It's hard to beat lucky and stupid.
From the big-blind ($200), I call an all-in raise ($1050) from the 4th seat with Ace-4 spades. I figure the guy for two high cards, but not an ace; he's making a move. What I didn't expect was the guy in 3rd position calls after I do (he had Queen-9 offsuit). The flop is Ace-9-7 with two spades. I bet $1000, I get raise $2000, I move all-in $3000 and get called! Turns out the other guy had Ace-King, so he's looking to win the main pot (I was wrong there), but the side pot is huge. Plus, I have two chances for a spade to win everything (and be table chip leader)... that's a 50% chance. The other guy was giving me those odds, plus I already had a pair of Aces, so I got my money in with way the best of it. Guess what the river was?
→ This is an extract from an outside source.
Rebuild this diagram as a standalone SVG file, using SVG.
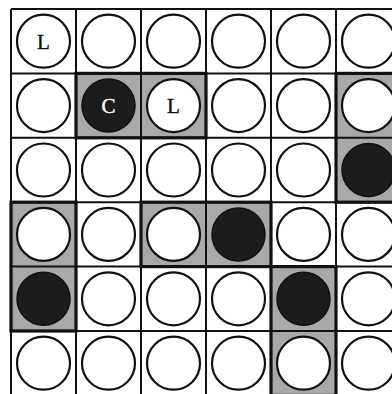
<svg xmlns="http://www.w3.org/2000/svg" width="392" height="394" viewBox="0 0 392 394">
<style>
.bg{fill:#ffffff}
.sh{fill:#a9a9a9}
.grid{stroke:#111111;stroke-width:2;fill:none}
.thick{stroke:#111111;stroke-width:3.2;fill:none}
.w{fill:#ffffff;stroke:#111111;stroke-width:2.2}
.b{fill:#1c1c1c;stroke:#111111;stroke-width:1.5}
.t{font-family:"Liberation Serif","Times New Roman",serif;font-size:21px;text-anchor:middle;stroke-width:0.4}
</style>
<rect class="bg" x="0" y="0" width="392" height="394"/>
<g id="shading">
<rect class="sh" x="76" y="73.4" width="130" height="64.4"/>
<rect class="sh" x="336" y="73.4" width="65" height="128.8"/>
<rect class="sh" x="11" y="202.2" width="65" height="128.8"/>
<rect class="sh" x="141" y="202.2" width="130" height="64.4"/>
<rect class="sh" x="271" y="266.6" width="65" height="128.8"/>
</g>
<g id="grid">
<path class="grid" d="M11 9V396M76 9V396M141 9V396M206 9V396M271 9V396M336 9V396M11 9H401M11 73.4H401M11 137.8H401M11 202.2H401M11 266.6H401M11 331H401"/>
<rect class="thick" x="76" y="73.4" width="130" height="64.4"/>
<rect class="thick" x="336" y="73.4" width="65" height="128.8"/>
<rect class="thick" x="11" y="202.2" width="65" height="128.8"/>
<rect class="thick" x="141" y="202.2" width="130" height="64.4"/>
<rect class="thick" x="271" y="266.6" width="65" height="128.8"/>
</g>
<g id="r1c1"><circle class="w" cx="43.5" cy="41.2" r="26.5"/><text class="t" x="43.5" y="48.6" fill="#111111" stroke="#111111">L</text></g>
<g id="r1c2"><circle class="w" cx="108.5" cy="41.2" r="26.5"/></g>
<g id="r1c3"><circle class="w" cx="173.5" cy="41.2" r="26.5"/></g>
<g id="r1c4"><circle class="w" cx="238.5" cy="41.2" r="26.5"/></g>
<g id="r1c5"><circle class="w" cx="303.5" cy="41.2" r="26.5"/></g>
<g id="r1c6"><circle class="w" cx="368.5" cy="41.2" r="26.5"/></g>
<g id="r2c1"><circle class="w" cx="43.5" cy="105.6" r="26.5"/></g>
<g id="r2c2"><circle class="b" cx="108.5" cy="105.6" r="26.5"/><text class="t" x="108.5" y="113" fill="#ffffff" stroke="#ffffff">C</text></g>
<g id="r2c3"><circle class="w" cx="173.5" cy="105.6" r="26.5"/><text class="t" x="173.5" y="113" fill="#111111" stroke="#111111">L</text></g>
<g id="r2c4"><circle class="w" cx="238.5" cy="105.6" r="26.5"/></g>
<g id="r2c5"><circle class="w" cx="303.5" cy="105.6" r="26.5"/></g>
<g id="r2c6"><circle class="w" cx="368.5" cy="105.6" r="26.5"/></g>
<g id="r3c1"><circle class="w" cx="43.5" cy="170" r="26.5"/></g>
<g id="r3c2"><circle class="w" cx="108.5" cy="170" r="26.5"/></g>
<g id="r3c3"><circle class="w" cx="173.5" cy="170" r="26.5"/></g>
<g id="r3c4"><circle class="w" cx="238.5" cy="170" r="26.5"/></g>
<g id="r3c5"><circle class="w" cx="303.5" cy="170" r="26.5"/></g>
<g id="r3c6"><circle class="b" cx="368.5" cy="170" r="26.5"/></g>
<g id="r4c1"><circle class="w" cx="43.5" cy="234.4" r="26.5"/></g>
<g id="r4c2"><circle class="w" cx="108.5" cy="234.4" r="26.5"/></g>
<g id="r4c3"><circle class="w" cx="173.5" cy="234.4" r="26.5"/></g>
<g id="r4c4"><circle class="b" cx="238.5" cy="234.4" r="26.5"/></g>
<g id="r4c5"><circle class="w" cx="303.5" cy="234.4" r="26.5"/></g>
<g id="r4c6"><circle class="w" cx="368.5" cy="234.4" r="26.5"/></g>
<g id="r5c1"><circle class="b" cx="43.5" cy="298.8" r="26.5"/></g>
<g id="r5c2"><circle class="w" cx="108.5" cy="298.8" r="26.5"/></g>
<g id="r5c3"><circle class="w" cx="173.5" cy="298.8" r="26.5"/></g>
<g id="r5c4"><circle class="w" cx="238.5" cy="298.8" r="26.5"/></g>
<g id="r5c5"><circle class="b" cx="303.5" cy="298.8" r="26.5"/></g>
<g id="r5c6"><circle class="w" cx="368.5" cy="298.8" r="26.5"/></g>
<g id="r6c1"><circle class="w" cx="43.5" cy="363.2" r="26.5"/></g>
<g id="r6c2"><circle class="w" cx="108.5" cy="363.2" r="26.5"/></g>
<g id="r6c3"><circle class="w" cx="173.5" cy="363.2" r="26.5"/></g>
<g id="r6c4"><circle class="w" cx="238.5" cy="363.2" r="26.5"/></g>
<g id="r6c5"><circle class="w" cx="303.5" cy="363.2" r="26.5"/></g>
<g id="r6c6"><circle class="w" cx="368.5" cy="363.2" r="26.5"/></g>
</svg>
Yup, a Queen.
Psyching out the psychologist
I guess the hormones are starting to kick into gear. Wasn't it just four months ago I was bemoaning the fact that I couldn't pass as much as I wanted? Now, as my good friend Alan put it, I am passing under the close scrutiny of poker players, who are supposed to be pretty observant.
But wait, there's more.
I have spent the past few days utterly loving being who I am and being perceived as I am. Casino crew have been chatting me up, players have been lavish with compliments, and I was even asked out on a date by a "playah".
He was all about getting into my pants. He was leaving that day but was planning on extending his trip just because he met me! He bought me a nice dinner, and since he was a clinical psychologist with two PhDs (he liked that I could talk smart with him) I assumed he had at least heard of people like me before. He was also a big Duran Duran fan, and a bit of a pretty boy, so I thought there was a chance he might have 'read' me and was either gay or bisexual.
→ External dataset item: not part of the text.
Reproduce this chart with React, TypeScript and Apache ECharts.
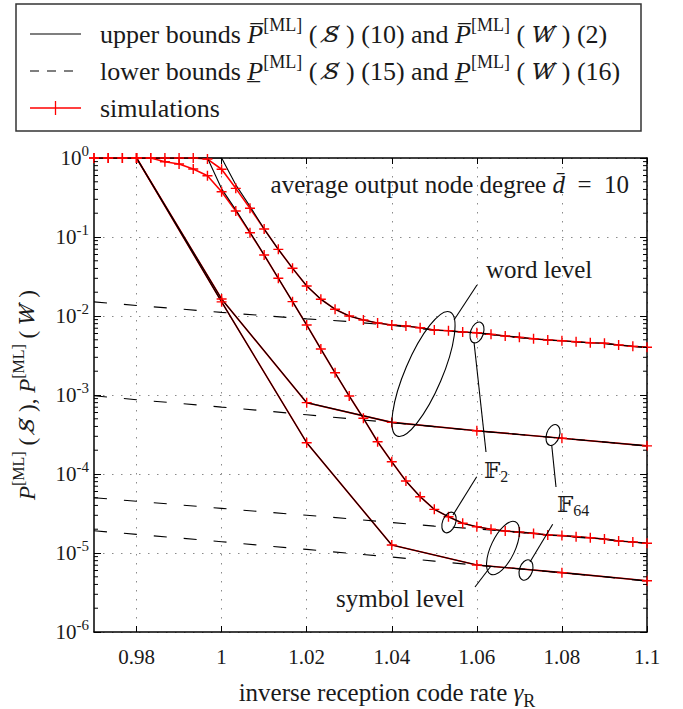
import React, { useEffect, useRef } from "react";
import * as echarts from "echarts";

// ---------------- data ----------------
const X_MIN = 0.97;
const X_MAX = 1.1;
const X_TICKS = [0.98, 1, 1.02, 1.04, 1.06, 1.08, 1.1];
const Y_MIN = 1e-6;
const Y_MAX = 1;

// GF(2): fine grid of inverse reception code rates
const F2_X = [
  0.97, 0.97333, 0.97667, 0.98, 0.98333, 0.98667, 0.99, 0.99333, 0.99667, 1.0,
  1.00333, 1.00667, 1.01, 1.01333, 1.01667, 1.02, 1.02333, 1.02667, 1.03, 1.03333,
  1.03667, 1.04, 1.04333, 1.04667, 1.05, 1.05333, 1.05667, 1.06, 1.06333, 1.06667,
  1.07, 1.07333, 1.07667, 1.08, 1.08333, 1.08667, 1.09, 1.09333, 1.09667, 1.1,
];
const F2_WORD_SIM = [
  1, 1, 1, 1, 1, 1, 1, 1, 0.97, 0.72,
  0.413, 0.231, 0.126, 0.0698, 0.0402, 0.024, 0.0163, 0.0122, 0.01, 0.00889,
  0.00815, 0.00769, 0.00746, 0.00711, 0.00665, 0.00652, 0.00627, 0.00615, 0.00586, 0.00558,
  0.00537, 0.00516, 0.00497, 0.00486, 0.00473, 0.00459, 0.00451, 0.0043, 0.00413, 0.00402,
];
const F2_WORD_UB = [
  1, 1, 1, 1, 1, 1, 1, 1, 1, 1,
  0.457, 0.245, 0.126, 0.0698, 0.0402, 0.024, 0.0163, 0.0122, 0.01, 0.00889,
  0.00815, 0.00769, 0.00746, 0.00711, 0.00665, 0.00652, 0.00627, 0.00615, 0.00586, 0.00558,
  0.00537, 0.00516, 0.00497, 0.00486, 0.00473, 0.00459, 0.00451, 0.0043, 0.00413, 0.00402,
];
const F2_SYM_SIM = [
  1, 1, 1, 1, 1, 0.897, 0.839, 0.726, 0.596, 0.374,
  0.213, 0.113, 0.0592, 0.03, 0.0152, 0.0077, 0.00382, 0.00191, 9.7e-4, 5.07e-4,
  2.56e-4, 1.43e-4, 8.15e-5, 5.16e-5, 3.57e-5, 2.88e-5, 2.38e-5, 2.15e-5, 2.0e-5, 1.9e-5,
  1.84e-5, 1.77e-5, 1.69e-5, 1.66e-5, 1.61e-5, 1.56e-5, 1.5e-5, 1.42e-5, 1.38e-5, 1.33e-5,
];
const F2_SYM_UB = [
  1, 1, 1, 1, 1, 1, 1, 1, 1, 0.407,
  0.221, 0.115, 0.0592, 0.03, 0.0152, 0.0077, 0.00382, 0.00191, 9.7e-4, 5.07e-4,
  2.56e-4, 1.43e-4, 8.15e-5, 5.16e-5, 3.57e-5, 2.88e-5, 2.38e-5, 2.15e-5, 2.0e-5, 1.9e-5,
  1.84e-5, 1.77e-5, 1.69e-5, 1.66e-5, 1.61e-5, 1.56e-5, 1.5e-5, 1.42e-5, 1.38e-5, 1.33e-5,
];

// GF(64): coarse grid
const F64_X = [0.98, 1.0, 1.02, 1.04, 1.06, 1.08, 1.1];
const F64_WORD = [1, 0.0164, 8.0e-4, 4.5e-4, 3.53e-4, 2.84e-4, 2.27e-4];
const F64_SYM = [1, 0.0151, 2.49e-4, 1.26e-5, 7.05e-6, 5.64e-6, 4.46e-6];

// lower bounds
const LB_X = [0.97, 0.98, 0.99, 1.0, 1.01, 1.02, 1.03, 1.04, 1.05, 1.06, 1.07, 1.08, 1.09, 1.1];
const LB_F2_WORD = [1.51e-2, 1.36e-2, 1.23e-2, 1.11e-2, 1.01e-2, 9.2e-3, 8.5e-3, 7.6e-3, 6.6e-3, 6.1e-3, 5.33e-3, 4.83e-3, 4.47e-3, 3.98e-3];
const LB_F64_WORD = [9.77e-4, 8.71e-4, 7.85e-4, 7.03e-4, 6.31e-4, 5.62e-4, 5.01e-4, 4.47e-4, 3.98e-4, 3.51e-4, 3.16e-4, 2.83e-4, 2.54e-4, 2.26e-4];
const LB_F2_SYM = [5.01e-5, 4.52e-5, 4.07e-5, 3.67e-5, 3.31e-5, 3.0e-5, 2.72e-5, 2.43e-5, 2.19e-5, 2.02e-5, 1.82e-5, 1.64e-5, 1.49e-5, 1.32e-5];
const LB_F64_SYM = [1.91e-5, 1.72e-5, 1.55e-5, 1.39e-5, 1.24e-5, 1.11e-5, 9.9e-6, 8.9e-6, 7.9e-6, 7.0e-6, 6.3e-6, 5.6e-6, 5.0e-6, 4.4e-6];

const MINOR_MANTISSAS = [2, 3, 4, 5, 6, 7, 8, 9];
const DECADES = [-6, -5, -4, -3, -2, -1];

// ---------------- styling ----------------
const SERIF = "Liberation Serif";
const DJ = "DejaVu Serif";
const TXT = "#1a1a1a";
const RED = "#ff0000";
const PLUS = "path://M0,5L10,5M5,0L5,10";

const zip = (xs: number[], ys: number[]) => xs.map((x, i) => [x, ys[i]]);

const tok = (fs: number, italic: boolean, va: string, lh: number, fam = SERIF) => ({
  fontSize: fs,
  fontFamily: fam,
  fontStyle: italic ? "italic" : "normal",
  fontWeight: "normal",
  fill: TXT,
  verticalAlign: va,
  lineHeight: lh,
});

const baseRich = (fs: number) => ({
  n: tok(fs, false, "middle", fs + 10),
  p: tok(fs, true, "middle", fs + 10),
  x: tok(Math.round(fs * 0.9), true, "middle", fs + 10, DJ),
  s: tok(Math.round(fs * 0.7), false, "top", fs + 10),
  u: tok(Math.round(fs * 0.7), false, "bottom", fs + 6),
  f: tok(fs, false, "middle", fs + 6, DJ),
});

function lineSeries(data: number[][], color: string, width: number, z: number, dashed = false) {
  return {
    type: "line",
    data,
    showSymbol: false,
    symbol: "none",
    silent: true,
    z,
    lineStyle: { color, width, type: dashed ? [13, 17] : "solid" },
    itemStyle: { color },
  };
}

function markerSeries(data: number[][]) {
  return {
    type: "scatter",
    data,
    symbol: PLUS,
    symbolSize: 10,
    silent: true,
    z: 5,
    itemStyle: { color: "none", borderColor: RED, borderWidth: 1.4, opacity: 1 },
  };
}

function ellipse(cx: number, cy: number, rx: number, ry: number, rot: number) {
  return {
    type: "ellipse",
    x: cx,
    y: cy,
    rotation: rot,
    shape: { cx: 0, cy: 0, rx, ry },
    style: { fill: "none", stroke: "#000", lineWidth: 1.1 },
    z: 50,
  };
}
function seg(x1: number, y1: number, x2: number, y2: number, extra: any = {}) {
  return {
    type: "line",
    shape: { x1, y1, x2, y2 },
    style: { stroke: "#000", lineWidth: 1.1, ...extra },
    z: 50,
  };
}
function label(x: number, y: number, text: string, fs: number, align = "left", rot = 0) {
  return {
    type: "text",
    x,
    y,
    rotation: rot,
    z: 60,
    style: {
      text,
      align,
      verticalAlign: "middle",
      rich: baseRich(fs),
      fontFamily: SERIF,
      fontSize: fs,
      fill: TXT,
    },
  };
}

export default function App() {
  const ref = useRef<HTMLDivElement>(null);

  useEffect(() => {
    if (!ref.current) return;
    const chart = echarts.init(ref.current, undefined, { renderer: "svg" });

    const minorTicks: number[][] = [];
    DECADES.forEach((d) => MINOR_MANTISSAS.forEach((m) => minorTicks.push([X_MIN, m * Math.pow(10, d)])));

    const xCommon = {
      type: "value",
      min: X_MIN,
      max: X_MAX,
      axisLine: { show: true, onZero: false, lineStyle: { color: "#000", width: 1.5 } },
      axisTick: { show: true, inside: true, length: 6, customValues: X_TICKS, lineStyle: { color: "#000", width: 1 } },
    };
    const yCommon = {
      type: "log",
      logBase: 10,
      min: Y_MIN,
      max: Y_MAX,
      interval: 1,
      axisLine: { show: true, onZero: false, lineStyle: { color: "#000", width: 1.5 } },
      axisTick: { show: true, inside: true, length: 7, lineStyle: { color: "#000", width: 1 } },
      minorTick: { show: false },
    };

    const option: any = {
      animation: false,
      backgroundColor: "#fff",
      textStyle: { fontFamily: SERIF },
      grid: { left: 94, top: 158, width: 553, height: 474, containLabel: false },
      xAxis: [
        {
          ...xCommon,
          position: "bottom",
          axisLabel: {
            show: true,
            customValues: X_TICKS,
            margin: 14,
            fontFamily: SERIF,
            fontSize: 21,
            color: TXT,
            formatter: (v: number) => String(Number(v.toFixed(2))),
          },
          splitLine: { show: true, lineStyle: { color: "#8a8a8a", width: 1, type: [1.5, 7.5] } },
        },
        {
          ...xCommon,
          position: "top",
          axisLabel: { show: false },
          splitLine: { show: false },
        },
      ],
      yAxis: [
        {
          ...yCommon,
          position: "left",
          axisLabel: {
            show: true,
            margin: 5,
            formatter: (v: number) => `{b|10}{s|${Math.round(Math.log10(v))}}`,
            rich: {
              b: { fontFamily: SERIF, fontSize: 21, color: TXT, lineHeight: 30, verticalAlign: "middle" },
              s: { fontFamily: SERIF, fontSize: 15, color: TXT, lineHeight: 30, verticalAlign: "top" },
            },
          },
          splitLine: { show: true, lineStyle: { color: "#8a8a8a", width: 1, type: [1.5, 7.5] } },
        },
        {
          ...yCommon,
          position: "right",
          axisLabel: { show: false },
          splitLine: { show: false },
        },
      ],
      series: [
        // simulations (red lines underneath)
        lineSeries(zip(F2_X, F2_WORD_SIM), RED, 1.6, 2),
        lineSeries(zip(F2_X, F2_SYM_SIM), RED, 1.6, 2),
        lineSeries(zip(F64_X, F64_WORD), RED, 1.6, 2),
        lineSeries(zip(F64_X, F64_SYM), RED, 1.6, 2),
        // upper bounds
        lineSeries(zip(F2_X, F2_WORD_UB), "#000", 1.1, 3),
        lineSeries(zip(F2_X, F2_SYM_UB), "#000", 1.1, 3),
        lineSeries(zip(F64_X, F64_WORD), "#000", 1.1, 3),
        lineSeries(zip(F64_X, F64_SYM), "#000", 1.1, 3),
        // lower bounds
        lineSeries(zip(LB_X, LB_F2_WORD), "#000", 1.1, 3, true),
        lineSeries(zip(LB_X, LB_F64_WORD), "#000", 1.1, 3, true),
        lineSeries(zip(LB_X, LB_F2_SYM), "#000", 1.1, 3, true),
        lineSeries(zip(LB_X, LB_F64_SYM), "#000", 1.1, 3, true),
        // markers
        markerSeries(zip(F2_X, F2_WORD_SIM)),
        markerSeries(zip(F2_X, F2_SYM_SIM)),
        markerSeries(zip(F64_X, F64_WORD)),
        markerSeries(zip(F64_X, F64_SYM)),
        // minor log ticks on left & right frame
        {
          type: "custom",
          silent: true,
          clip: false,
          z: 6,
          data: minorTicks,
          renderItem: (params: any, api: any) => {
            const y = api.value(1);
            const a = api.coord([X_MIN, y]);
            const b = api.coord([X_MAX, y]);
            return {
              type: "group",
              children: [
                { type: "line", shape: { x1: a[0], y1: a[1], x2: a[0] + 4, y2: a[1] }, style: { stroke: "#000", lineWidth: 1 } },
                { type: "line", shape: { x1: b[0] - 4, y1: b[1], x2: b[0], y2: b[1] }, style: { stroke: "#000", lineWidth: 1 } },
              ],
            };
          },
        },
      ],
      graphic: [
        // legend box
        {
          type: "rect",
          shape: { x: 16, y: 4, width: 625, height: 127 },
          style: { fill: "#fff", stroke: "#333", lineWidth: 1.5 },
          z: 40,
        },
        seg(30, 34, 81, 34, { lineWidth: 1.1 }),
        seg(30, 71, 81, 71, { lineWidth: 1.1, lineDash: [9, 8] }),
        seg(30, 108, 81, 108, { stroke: RED, lineWidth: 1.3 }),
        seg(55.5, 101, 55.5, 115, { stroke: RED, lineWidth: 1.3 }),
        label(100, 34, "{n|upper bounds }{p|P̅}{s|[ML]}{n| ( }{x|S̸}{n| ) (10) and }{p|P̅}{s|[ML]}{n| ( }{x|W̸}{n| ) (2)}", 26),
        label(100, 71, "{n|lower bounds }{p|P̲}{s|[ML]}{n| ( }{x|S̸}{n| ) (15) and }{p|P̲}{s|[ML]}{n| ( }{x|W̸}{n| ) (16)}", 26),
        label(100, 108, "{n|simulations}", 26),
        // in-plot annotations
        label(629, 184, "{n|average output node degree }{p|d̄}{n|  =  10}", 25, "right"),
        label(486, 269, "{n|word level}", 25),
        label(336, 598, "{n|symbol level}", 25),
        label(484, 470, "{f|𝔽}{u|2}", 23),
        label(557, 504, "{f|𝔽}{u|64}", 23),
        ellipse(423.5, 374, 67.5, 18.6, 1.168),
        ellipse(477, 332.5, 10.8, 6.5, 1.25),
        ellipse(553, 435, 10.8, 6.5, 1.25),
        ellipse(449, 522.5, 10.8, 6.5, 1.2),
        ellipse(503, 548, 29, 12, 1.13),
        ellipse(526, 570, 10.5, 6.5, 1.25),
        seg(454, 320, 477, 285),
        seg(474, 342, 486, 452),
        seg(551.7, 445, 556, 487),
        seg(453, 515, 476.7, 476.7),
        seg(475, 587, 491, 566),
        seg(530, 562, 552.7, 524.3),
        // axis titles
        label(387, 692, "{n|inverse reception code rate }{p|γ}{u|R}", 25, "center"),
        label(27, 395, "{p|P}{s|[ML]}{n| ( }{x|S̸}{n| ), }{p|P}{s|[ML]}{n| ( }{x|W̸}{n| )}", 23, "center", Math.PI / 2),
      ],
    };

    chart.setOption(option);
    return () => chart.dispose();
  }, []);

  return (
    <div
      ref={ref}
      style={{ position: "absolute", left: 0, top: 0, width: 683, height: 709, background: "#fff" }}
    />
  );
}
And then there were the jokes. At one point, he was so enthralled by me he said, "there's nothing you could tell me that I wouldn't like... unless it was that you had an Adam's apple," and right as he said it, he winked at me. Was that a joke or did he know? He even scutinized my throat and came away satisfied. I'll tell you now, he didn't know, but of all the things he could have said... I swear, life freaks me out sometimes.
So before he used his phone to order new tickets home, I knew I had to come clean. Better here, now, than alone at night in a hotel, right? Maybe he already knows?
When I told him my 'secret', ala Lady Chablis (Midnight in the Garden of Good and Evil), he got up in the middle of dinner and left. How humiliating!
I was actually okay with everything until I realized that all the affections I had received from all the boys on the boat would probably have turned out the same way. That hurt. Now I'm paranoid. Today is the ladies only tournament. Did he tell anyone? Nightmares result. I dream I'm back in high school, on the swimming and diving team. I'm passing, but I think someone recognizes the old me; thinking I'm still a boy on bottom (but not checking), I follow habit scared into the boys locker room and felt the same uncomfortableness I did back then. Girls don't belong there. This time, I walk out and head for the ladies. Once I leave the boys locker room, I wake up refreshed.
And thus the question of the night remains, but no longer threatens to overshadow the question of the day... Will I pass among the ladies? Will I win the ladies' tournament? Sources say, "yes" to both! I've never felt more female, and I've never felt more confident I can win. Here we go!